◆ **PROBLEM DESCRIPTION**
Go through the listing below and gather every line with the word "this".

%%

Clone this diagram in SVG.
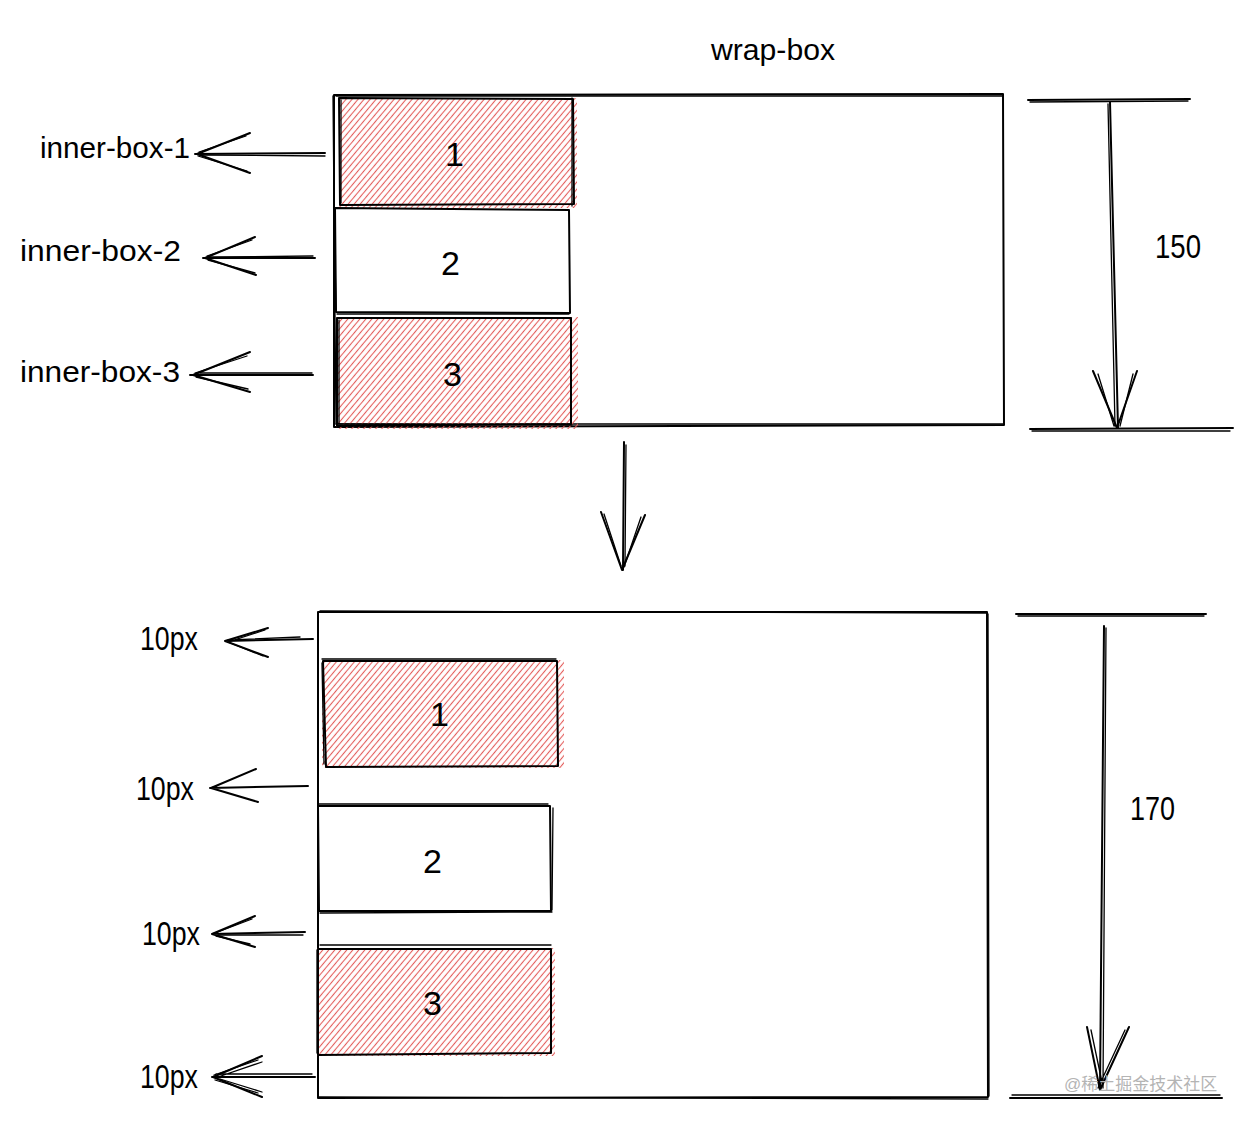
<svg xmlns="http://www.w3.org/2000/svg" width="1254" height="1122" viewBox="0 0 1254 1122">
<style>
.ln{fill:none;stroke:#000;stroke-width:2;stroke-linecap:round;stroke-linejoin:round}
.ln2{fill:none;stroke:#000;stroke-width:1.3;stroke-linecap:round}
.t{font-family:"Liberation Sans","Open Sans",sans-serif;font-size:30px;fill:#000}
.d{font-family:"Liberation Sans","Open Sans",sans-serif;font-size:34px;fill:#000}
.wm{font-family:"Liberation Sans","Noto Sans CJK SC",sans-serif;font-size:17px;fill:#b4b4b4}
.hatch{fill:url(#hp)}
</style>
<defs>
<pattern id="hp" width="4.6" height="6" patternUnits="userSpaceOnUse" patternTransform="rotate(40)">
<line x1="2.3" y1="0" x2="2.3" y2="6" stroke="#e35d5b" stroke-width="1.1"/>
</pattern>
</defs>
<rect width="1254" height="1122" fill="#fff"/>

<text class="t" x="711" y="60" textLength="124" lengthAdjust="spacingAndGlyphs">wrap-box</text>

<g id="wrap-top">
<path class="ln" d="M334 95 L1003 94 L1004 425 L334 427 Z"/>
<path class="ln2" d="M336 96 L1002 96 M333 96 L336 424 M336 424 L1003 424"/>
</g>
<g id="top-box-1">
<rect class="hatch" x="339" y="98" width="238" height="110"/>
<path class="ln" d="M339 98 L573 99 L574 204 L340 205 Z"/>
<path class="ln2" d="M341 100 L341 203 M572 98 L572 206"/>
<text class="d" x="445" y="166">1</text>
</g>
<g id="top-box-2">
<path class="ln" d="M335 208 L569 210 L570 313 L336 312 Z"/>
<path class="ln2" d="M334 207 L336 311 M337 314 L569 314"/>
<text class="d" x="441" y="275">2</text>
</g>
<g id="top-box-3">
<rect class="hatch" x="336" y="317" width="242" height="112"/>
<path class="ln" d="M337 318 L571 318 L571 424 L337 426 Z"/>
<path class="ln2" d="M339 320 L339 423 M336 424 L572 425"/>
<text class="d" x="443" y="386">3</text>
</g>
<g id="lbl-top">
<text class="t" x="40" y="158" textLength="150" lengthAdjust="spacingAndGlyphs">inner-box-1</text>
<text class="t" x="20" y="261" textLength="161" lengthAdjust="spacingAndGlyphs">inner-box-2</text>
<text class="t" x="20" y="382" textLength="160" lengthAdjust="spacingAndGlyphs">inner-box-3</text>
<text class="d" x="1155" y="258" textLength="46" lengthAdjust="spacingAndGlyphs">150</text>
</g>

<g id="wrap-bottom">
<path class="ln" d="M318 612 L987 612 L988 1097 L318 1098 Z"/>
<path class="ln2" d="M320 611 L986 613 M988 614 L989 1096 M319 1097 L988 1099"/>
</g>
<g id="bot-box-1">
<rect class="hatch" x="322" y="660" width="242" height="108"/>
<path class="ln" d="M323 661 L557 661 L558 766 L326 767 Z"/>
<path class="ln2" d="M322 663 L324 764 M322 659 L556 659"/>
<text class="d" x="430" y="726">1</text>
</g>
<g id="bot-box-2">
<path class="ln" d="M318 806 L550 806 L551 911 L319 911 Z"/>
<path class="ln2" d="M318 804 L548 804 M553 808 L552 910 M320 913 L552 912"/>
<text class="d" x="423" y="873">2</text>
</g>
<g id="bot-box-3">
<rect class="hatch" x="317" y="948" width="238" height="108"/>
<path class="ln" d="M318 949 L551 949 L551 1053 L318 1055 Z"/>
<path class="ln2" d="M320 945 L551 945 M317 950 L317 1053"/>
<text class="d" x="423" y="1015">3</text>
</g>
<g id="lbl-bottom">
<text class="d" x="140" y="650" textLength="58" lengthAdjust="spacingAndGlyphs">10px</text>
<text class="d" x="136" y="800" textLength="58" lengthAdjust="spacingAndGlyphs">10px</text>
<text class="d" x="142" y="945" textLength="58" lengthAdjust="spacingAndGlyphs">10px</text>
<text class="d" x="140" y="1088" textLength="58" lengthAdjust="spacingAndGlyphs">10px</text>
<text class="d" x="1130" y="820" textLength="45" lengthAdjust="spacingAndGlyphs">170</text>
</g>

<g id="connectors">
<path class="ln" d="M325 153 L195 154 M250 133 L197 154 L250 173"/>
<path class="ln2" d="M325 156 L200 155 M246 136 L199 152 M247 171 L198 156"/>
<path class="ln" d="M315 258 L203 258 M255 237 L205 258 L256 275"/>
<path class="ln2" d="M313 256 L210 257 M252 240 L207 256 M255 273 L208 260"/>
<path class="ln" d="M313 375 L190 375 M250 352 L193 375 L250 392"/>
<path class="ln2" d="M312 373 L200 373 M247 356 L195 373 M248 389 L196 377"/>
<path class="ln" d="M1028 100 L1190 99 M1030 429 L1233 428"/>
<path class="ln2" d="M1030 102 L1188 101 M1032 431 L1230 431"/>
<path class="ln" d="M1110 102 L1118 428 M1093 371 L1117 428 L1137 371"/>
<path class="ln2" d="M1108 104 L1115 426 M1098 374 L1114 426 M1133 374 L1120 426"/>
<path class="ln" d="M624 442 L623 570 M601 512 L622 570 L645 515"/>
<path class="ln2" d="M626 445 L625 566 M604 514 L621 566 M641 517 L624 567"/>
<path class="ln" d="M313 639 L225 641 M268 628 L225 641 L268 657"/>
<path class="ln2" d="M300 637 L230 640 M265 630 L228 642 M263 656 L228 642"/>
<path class="ln" d="M308 786 L210 788 M256 769 L211 788 L258 802"/>
<path class="ln" d="M305 932 L212 934 M255 916 L212 934 L255 947"/>
<path class="ln2" d="M303 935 L218 935 M252 919 L215 933 M250 944 L216 936"/>
<path class="ln" d="M315 1077 L212 1077 M262 1056 L213 1077 L262 1097"/>
<path class="ln2" d="M312 1074 L216 1074 M258 1060 L214 1075 M258 1093 L215 1080 M262 1062 L218 1077 M262 1092 L220 1079"/>
<path class="ln" d="M1016 614 L1206 614 M1010 1098 L1222 1098"/>
<path class="ln2" d="M1018 616 L1204 616 M1012 1095 L1220 1095"/>
<path class="ln" d="M1104 626 L1100 1090 M1087 1027 L1100 1090 L1129 1027"/>
<path class="ln2" d="M1106 628 L1103 1088 M1091 1030 L1103 1087 M1125 1030 L1098 1088"/>
</g>
<text class="wm" x="1064" y="1090">@稀土掘金技术社区</text>
</svg>
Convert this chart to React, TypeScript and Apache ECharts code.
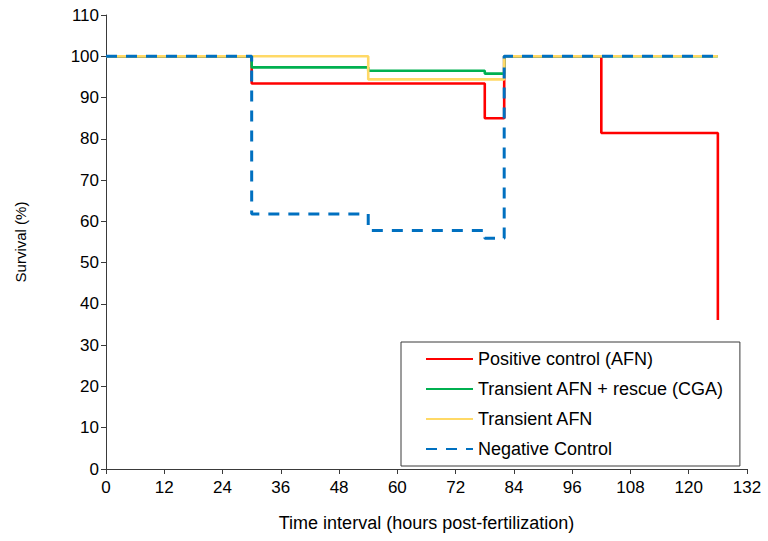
import React, { useEffect, useRef } from "react";
import * as echarts from "echarts";

const seriesNames = [
  "Positive control (AFN)",
  "Transient AFN + rescue (CGA)",
  "Transient AFN",
  "Negative Control",
];

// [hours post-fertilization, survival %] step points
const positiveControl: [number, number][] = [
  [0, 100], [30, 93.4], [78, 85], [82, 100], [102, 81.4], [126, 36.1],
];
const transientRescue: [number, number][] = [
  [0, 100], [30, 97.3], [54, 96.5], [78, 95.8], [82, 100], [126, 100],
];
const transientAFN: [number, number][] = [
  [0, 100], [54, 94.4], [82, 100], [126, 100],
];
const negativeControl: [number, number][] = [
  [0, 100], [30, 61.8], [54, 57.8], [78, 55.9], [82, 100], [126, 100],
];

const colors = ["#FF0000", "#00B050", "#FFD966", "#0070C0"];
const FONT = "'Liberation Sans', Arial, sans-serif";

export default function App() {
  const ref = useRef<HTMLDivElement>(null);
  useEffect(() => {
    if (!ref.current) return;
    const chart = echarts.init(ref.current, undefined, { renderer: "svg" });
    const data = [positiveControl, transientRescue, transientAFN, negativeControl];
    chart.setOption({
      animation: false,
      textStyle: { fontFamily: FONT },
      grid: { left: 106, right: 21, top: 15, bottom: 72, containLabel: false },
      xAxis: {
        type: "value",
        min: 0,
        max: 132,
        interval: 12,
        name: "Time interval (hours post-fertilization)",
        nameLocation: "middle",
        nameGap: 45,
        nameTextStyle: { fontSize: 18, color: "#000", fontFamily: FONT },
        axisLine: { show: true, lineStyle: { color: "#3a3a3a", width: 1 } },
        axisTick: { show: true, inside: false, length: 5, lineStyle: { color: "#3a3a3a" } },
        axisLabel: { fontSize: 17, color: "#000", margin: 10, fontFamily: FONT },
        splitLine: { show: false },
      },
      yAxis: {
        type: "value",
        min: 0,
        max: 110,
        interval: 10,
        name: "Survival (%)",
        nameLocation: "middle",
        nameGap: 78,
        nameRotate: 90,
        nameTextStyle: { fontSize: 15, color: "#000", fontFamily: FONT },
        axisLine: { show: true, lineStyle: { color: "#3a3a3a", width: 1 } },
        axisTick: { show: true, inside: false, length: 5, lineStyle: { color: "#3a3a3a" } },
        axisLabel: { fontSize: 17, color: "#000", margin: 7, fontFamily: FONT },
        splitLine: { show: false },
      },
      legend: {
        orient: "vertical",
        left: 401,
        top: 342,
        itemWidth: 47,
        itemHeight: 14,
        itemGap: 12,
        padding: [8, 16, 8, 24],
        borderColor: "#3a3a3a",
        borderWidth: 1,
        backgroundColor: "#fff",
        itemStyle: { opacity: 0 },
        textStyle: { fontSize: 18, color: "#000", fontFamily: FONT, padding: [0, 0, 0, 0] },
        data: seriesNames,
      },
      series: seriesNames.map((name, i) => ({
        name,
        type: "line",
        step: "end",
        symbol: "none",
        showSymbol: false,
        data: data[i],
        color: colors[i],
        lineStyle: {
          color: colors[i],
          width: i === 3 ? 3 : 2.6,
          type: i === 3 ? [11, 9] : "solid",
        },
        z: 2 + i,
      })),
    });
    return () => chart.dispose();
  }, []);
  return <div ref={ref} style={{ width: 768, height: 541, position: "absolute", left: 0, top: 0 }} />;
}
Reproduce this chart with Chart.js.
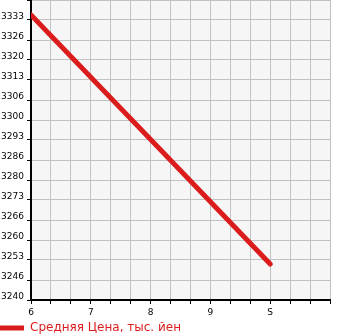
<!DOCTYPE html>
<html>
<head>
<meta charset="utf-8">
<script src="https://cdn.jsdelivr.net/npm/chart.js@4.4.1/dist/chart.umd.min.js"></script>
<style>
    html, body { margin: 0; padding: 0; background: #fff; }
    canvas { display: block; }
</style>
</head>
<body>
<canvas id="price-chart" width="345" height="335"></canvas>
<script>
// series data
const xPoints = [6, 10];
const avgPrice = [3335, 3252];
const seriesLabel = 'Средняя Цена, тыс. йен';

// axis ranges and tick labels
const xMin = 6, xMax = 11;
const xTickLabels = ['6', '', '', '7', '', '', '8', '', '', '9', '', '', 'S', '', '', ''];
const yMin = 3240, yMax = 3340;
const yTickLabels = ['3240', '3246', '3253', '3260', '3266', '3273', '3280', '3286', '3293', '3300', '3306', '3313', '3320', '3326', '3333', ''];

const red = '#db1c1c';
const tickFont = { family: 'DejaVu Sans', size: 9 };

// spread ticks evenly from min to max, one per label
function evenTicks(min, max, labels) {
    return labels.map((_, i) => ({ value: min + i * (max - min) / (labels.length - 1) }));
}

// grey plot area
const plotBackground = {
    id: 'plotBackground',
    beforeDraw(chart) {
        const { ctx, chartArea } = chart;
        ctx.save();
        ctx.fillStyle = '#f6f6f6';
        ctx.fillRect(chartArea.left, chartArea.top, chartArea.width, chartArea.height);
        ctx.restore();
    }
};

new Chart(document.getElementById('price-chart'), {
    type: 'line',
    data: {
        datasets: [{
            label: seriesLabel,
            data: xPoints.map((x, i) => ({ x: x, y: avgPrice[i] })),
            borderColor: red,
            backgroundColor: red,
            borderWidth: 5,
            borderCapStyle: 'round',
            pointRadius: 0,
            tension: 0
        }]
    },
    options: {
        responsive: false,
        animation: false,
        layout: { padding: { left: 0, right: 15, top: 0, bottom: -9 } },
        plugins: {
            tooltip: { enabled: false },
            legend: {
                position: 'bottom',
                align: 'start',
                labels: {
                    color: red,
                    font: { family: 'DejaVu Sans', size: 12 },
                    boxWidth: 24,
                    boxHeight: 5,
                    padding: 0,
                    generateLabels(chart) {
                        const items = Chart.defaults.plugins.legend.labels.generateLabels(chart);
                        items.forEach(item => {
                            item.lineWidth = 0;
                            item.fillStyle = red;
                        });
                        return items;
                    }
                }
            }
        },
        scales: {
            x: {
                type: 'linear',
                min: xMin,
                max: xMax,
                afterBuildTicks: scale => { scale.ticks = evenTicks(xMin, xMax, xTickLabels); },
                afterFit: scale => {
                    scale.height = 22;
                    scale.paddingLeft = 0;
                    scale.paddingRight = 0;
                },
                ticks: {
                    callback: (value, index) => xTickLabels[index],
                    font: tickFont,
                    color: '#000',
                    maxRotation: 0,
                    autoSkip: false,
                    padding: 3
                },
                grid: { color: '#c2c2c2', tickColor: '#000', tickLength: 4 },
                border: { color: '#000', width: 2 }
            },
            y: {
                min: yMin,
                max: yMax,
                afterBuildTicks: scale => { scale.ticks = evenTicks(yMin, yMax, yTickLabels); },
                afterFit: scale => {
                    scale.width = 31;
                    scale.paddingTop = 0;
                    scale.paddingBottom = 0;
                },
                ticks: {
                    callback: (value, index) => yTickLabels[index],
                    font: tickFont,
                    color: '#000',
                    autoSkip: false,
                    labelOffset: -3,
                    padding: 3
                },
                grid: { color: '#c2c2c2', tickColor: '#000', tickLength: 4 },
                border: { color: '#000', width: 2 }
            }
        }
    },
    plugins: [plotBackground]
});
</script>
</body>
</html>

%%

◆ **RESPONSE**
Clone this diagram in SVG.
Convert this chart to React, TypeScript and Apache ECharts code.
Reproduce this chart with Chart.js.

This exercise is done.